Y qué diremos en cuanto a su profesión ¿Quién es la persona que va a publicar el Quijote? Lo expresamos de manera tajante y provocadora: nadie. No tiene empleo conocido y prefiere no recordar los que tuvo. Trasladémoslo al mundo moderno: ¿un jubilado? ¿Un desempleado? ¿Un marginado? Literariamente es mucho, aunque casi nadie lo sepa, socialmente no es nadie. Se ha refugiado, junto con su mujer, que ahora vuelve junto a él, y su hija natural, en la casa de sus hermanas. Probablemente necesita mendigar en la corte y junto a ellas, para procurarse el más elemental sustento. Así lo muestran las sucesivas dedicatorias de la primera parte de El Quijote, y también de la segunda, dedicada a un noble jovencísimo y ambicioso, el duque de Lerma, que tampoco le hizo mucho caso.

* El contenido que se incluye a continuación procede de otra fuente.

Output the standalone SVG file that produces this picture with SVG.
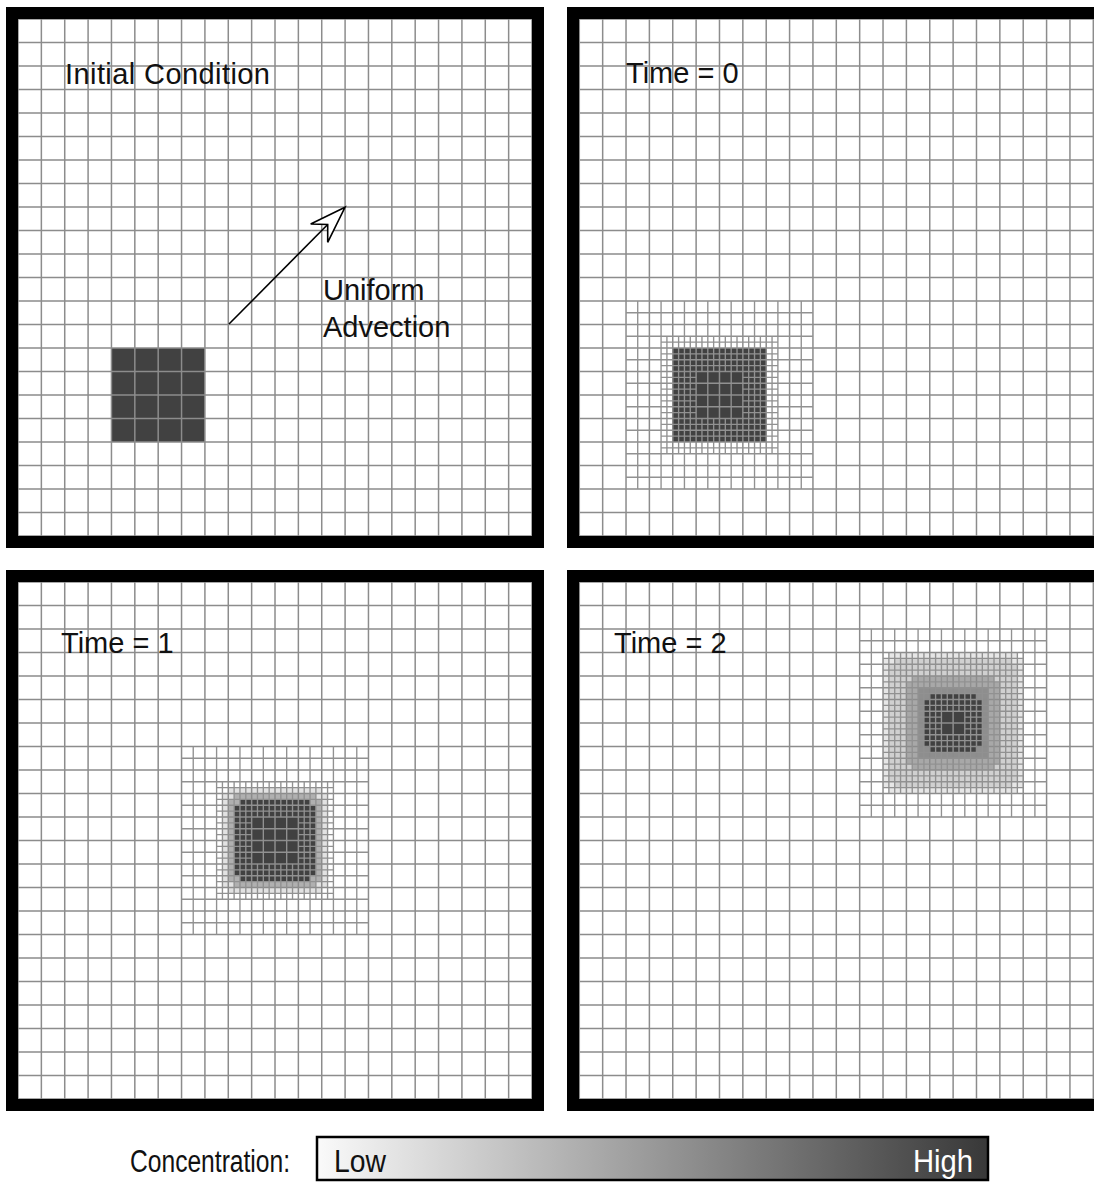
<svg xmlns="http://www.w3.org/2000/svg" xmlns:xlink="http://www.w3.org/1999/xlink" width="1094" height="1182" viewBox="0 0 1094 1182">
<style>
.grid{fill:none;stroke:#8c8c8c;stroke-width:0.064}
.fine{fill:none;stroke:#919191;stroke-width:0.058}
.frame{fill:none;stroke:#000;stroke-width:12;stroke-linejoin:miter}
.lbl{font-family:"Liberation Sans",Arial,sans-serif;font-size:29px;fill:#111}
.leg{font-family:"Liberation Sans",Arial,sans-serif;font-size:31px;fill:#111}
.dark{fill:#414141}
</style>
<defs>
<path id="coarse" d="M0 0V22M1 0V22M2 0V22M3 0V22M4 0V22M5 0V22M6 0V22M7 0V22M8 0V22M9 0V22M10 0V22M11 0V22M12 0V22M13 0V22M14 0V22M15 0V22M16 0V22M17 0V22M18 0V22M19 0V22M20 0V22M21 0V22M22 0V22M0 0H22M0 1H22M0 2H22M0 3H22M0 4H22M0 5H22M0 6H22M0 7H22M0 8H22M0 9H22M0 10H22M0 11H22M0 12H22M0 13H22M0 14H22M0 15H22M0 16H22M0 17H22M0 18H22M0 19H22M0 20H22M0 21H22M0 22H22"/>
<path id="half" d="M.5 0V8M1.5 0V8M2.5 0V8M3.5 0V8M4.5 0V8M5.5 0V8M6.5 0V8M7.5 0V8M0 .5H8M0 1.5H8M0 2.5H8M0 3.5H8M0 4.5H8M0 5.5H8M0 6.5H8M0 7.5H8"/>
<path id="quarterA" d="M1.75 1.5V6.5M2.25 1.5V6.5M2.75 1.5V6.5M5.25 1.5V6.5M5.75 1.5V6.5M6.25 1.5V6.5M3.25 1.5V3M3.25 5V6.5M3.75 1.5V3M3.75 5V6.5M4.25 1.5V3M4.25 5V6.5M4.75 1.5V3M4.75 5V6.5M1.5 1.75H6.5M1.5 2.25H6.5M1.5 2.75H6.5M1.5 5.25H6.5M1.5 5.75H6.5M1.5 6.25H6.5M1.5 3.25H3M5 3.25H6.5M1.5 3.75H3M5 3.75H6.5M1.5 4.25H3M5 4.25H6.5M1.5 4.75H3M5 4.75H6.5"/>
<path id="quarterB" d="M1.25 1V7M1.75 1V7M2.25 1V7M2.75 1V7M3.25 1V7M4.75 1V7M5.25 1V7M5.75 1V7M6.25 1V7M6.75 1V7M3.75 1V3.5M3.75 4.5V7M4.25 1V3.5M4.25 4.5V7M1 1.25H7M1 1.75H7M1 2.25H7M1 2.75H7M1 3.25H7M1 4.75H7M1 5.25H7M1 5.75H7M1 6.25H7M1 6.75H7M1 3.75H3.5M4.5 3.75H7M1 4.25H3.5M4.5 4.25H7"/>
<linearGradient id="conc" x1="0" y1="0" x2="1" y2="0">
<stop offset="0" stop-color="#fafafa"/>
<stop offset="1" stop-color="#383838"/>
</linearGradient>
</defs>
<rect width="1094" height="1182" fill="#fff"/>

<g id="panel-initial">
<g transform="translate(18,19) scale(23.364,23.5)">
<rect class="dark" x="4" y="14" width="4" height="4"/>
<g class="grid"><use xlink:href="#coarse"/></g>
</g>
<rect class="frame" x="12" y="13" width="526" height="529"/>
<text class="lbl" x="65" y="84" textLength="205">Initial Condition</text>
<text class="lbl" x="323" y="300">Uniform</text>
<text class="lbl" x="323" y="337">Advection</text>
</g>

<g id="connectors">
<line x1="229" y1="324" x2="327.7" y2="224.5" stroke="#000" stroke-width="1.6"/>
<polygon points="345,207.3 310.7,224 327.7,224.5 327.7,242.3" fill="#fff" stroke="#000" stroke-width="1.6" stroke-linejoin="miter"/>
</g>

<g id="panel-t0">
<g transform="translate(579.3,19) scale(23.364,23.5)">
<rect class="dark" x="4" y="14" width="4" height="4"/>
<g class="grid"><use xlink:href="#coarse"/></g>
<g class="fine"><use xlink:href="#half" x="2" y="12"/><use xlink:href="#quarterA" x="2" y="12"/></g>
</g>
<path class="frame" d="M1110 13H573V542H1110"/>
<text class="lbl" x="626" y="83">Time = 0</text>
</g>

<g id="panel-t1">
<g transform="translate(18,582) scale(23.364,23.5)">
<path fill="#e2e2e2" d="M9 8.75H13V9H13.25V13H13V13.25H9V13H8.75V9H9Z"/>
<path fill="#b0b0b0" d="M9.25 9H12.75V9.25H13V12.75H12.75V13H9.25V12.75H9V9.25H9.25Z"/>
<path class="dark" d="M9.5 9.25H12.5V9.5H12.75V12.5H12.5V12.75H9.5V12.5H9.25V9.5H9.5Z"/>
<g class="grid"><use xlink:href="#coarse"/></g>
<g class="fine"><use xlink:href="#half" x="7" y="7"/><use xlink:href="#quarterA" x="7" y="7"/></g>
</g>
<rect class="frame" x="12" y="576" width="526" height="529"/>
<text class="lbl" x="61" y="653">Time = 1</text>
</g>

<g id="panel-t2">
<g transform="translate(579.3,582) scale(23.364,23.5)">
<path fill="#e6e6e6" d="M13.25 3H18.75V3.25H19V8.75H18.75V9H13.25V8.75H13V3.25H13.25Z"/>
<path fill="#d0d0d0" d="M13.5 3.25H18.5V3.5H18.75V8.5H18.5V8.75H13.5V8.5H13.25V3.5H13.5Z"/>
<path fill="#a8a8a8" d="M14.25 4H17.75V4.25H18V7.75H17.75V8H14.25V7.75H14V4.25H14.25Z"/>
<path fill="#8e8e8e" d="M14.5 4.5H17.5V7.5H14.5Z"/>
<path class="dark" d="M15 4.75H17V5H17.25V7H17V7.25H15V7H14.75V5H15Z"/>
<g class="grid"><use xlink:href="#coarse"/></g>
<g class="fine"><use xlink:href="#half" x="12" y="2"/><use xlink:href="#quarterB" x="12" y="2"/></g>
</g>
<path class="frame" d="M1110 576H573V1105H1110"/>
<text class="lbl" x="614" y="653">Time = 2</text>
</g>

<g id="legend">
<text class="leg" x="130" y="1172" textLength="160" lengthAdjust="spacingAndGlyphs">Concentration:</text>
<rect x="317" y="1137" width="671" height="43" fill="url(#conc)" stroke="#000" stroke-width="2.5"/>
<text class="leg" x="334" y="1172" textLength="52" lengthAdjust="spacingAndGlyphs">Low</text>
<text class="leg" x="973" y="1172" text-anchor="end" textLength="60" lengthAdjust="spacingAndGlyphs" style="fill:#fff">High</text>
</g>
</svg>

¿Podríamos añadir algo en cuanto a su carácter? Pues aquí no cabe la menor duda: una de las personalidades más atractivas y atrayentes que pudieron existir por entonces, e incluso ahora, pero muy poca gente se enteró. Si, se distinguió en Lepanto, donde luchó enfermo y con heroísmo y obtuvo la recomendación de ascenso a capitán que solo le sirvió para que sus secuestradores pidieran por él una alta recompensa. Pasó por la vida sin suerte alguna. Algo así le sucede a su caballero andante, y queda de manifiesto cuando observamos que no fue objeto de un solo aplauso entre sus contemporáneos, me refiero a los contemporáneos que a él le interesaba que lo aplaudieran. Solo Cervantes elogia de vez en cuando a Cervantes. Cuando escribe aquellos versos que dicen:

Yo, que siempre trabajo y me desvelo

por parecer que tengo de poeta

la gracia que no quiso darme el cielo...

Espera, vanidoso, que alguien alce la voz para decir lo contrario, pero ni siquiera ahora entre los lectores contemporáneos lo ensalzamos como poeta con convicción. Para sus contemporáneos el escritor manco fue un desconocido.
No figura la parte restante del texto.